A couple weeks ago a young man spoke to our congregation and told us his story of Christmas giving. He said he told his parents that he did not want any gifts this year but wanted his parents to give him cash instead. That sounds normal for a teenager, but the upshot of the whole deal was that he would use the money to buy gifts to give to the local toy drive at the food bank. As he told his story, his mother was not the only one in the congregation with tears in her eyes. People were touched because they saw giving on a different level than they were used to seeing. Even from church members.


That same feeling was similar to the most wonderful feeling that any of us ever feels on Christmas morning. Every kid probably remembers giving his or her mom something special. Watching her anxiously open the gift (always excruciatingly slowly). Then, seeing her eyes light up as the secret was revealed. We remember hearing her say, “How did you know?” or “This is so precious.” And we remember the hugs and kisses.
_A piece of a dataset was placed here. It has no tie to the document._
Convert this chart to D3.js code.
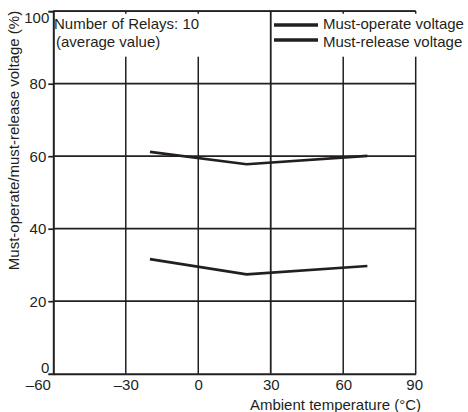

That special moment happens when we figure out that it truly is more blessed to give than to receive.


I know the secret to that feeling. It is simple and yet complex. It is what makes Christmas an ironic holiday. We feel special when we give the perfect gift because we feel close to God who gave His perfect gift to us. But unlike our moms who deserve any and every gift we might give them, we do not deserve His wonderful gift. That is the irony of Christmas that makes life so complex. If we choose to receive the free gift of God that He provided through the humble birth of His son, we can feel Christmas every day. It is too simple to be real. And too complex to completely understand.


The irony of Christmas is the secret to the joy of giving. We feel good when we give because we feel the love of God coming through us.


The Perfect Gift was given long ago by the God who loves us all. And while I am not sure He wants us all to spend, spend, spend at Christmas, I am sure He smiles when we give from our hearts. Especially to those we do not know or those who do not expect it. I understand the secret and the irony of Christmas. I hope you do too. Merry Ironic Christmas.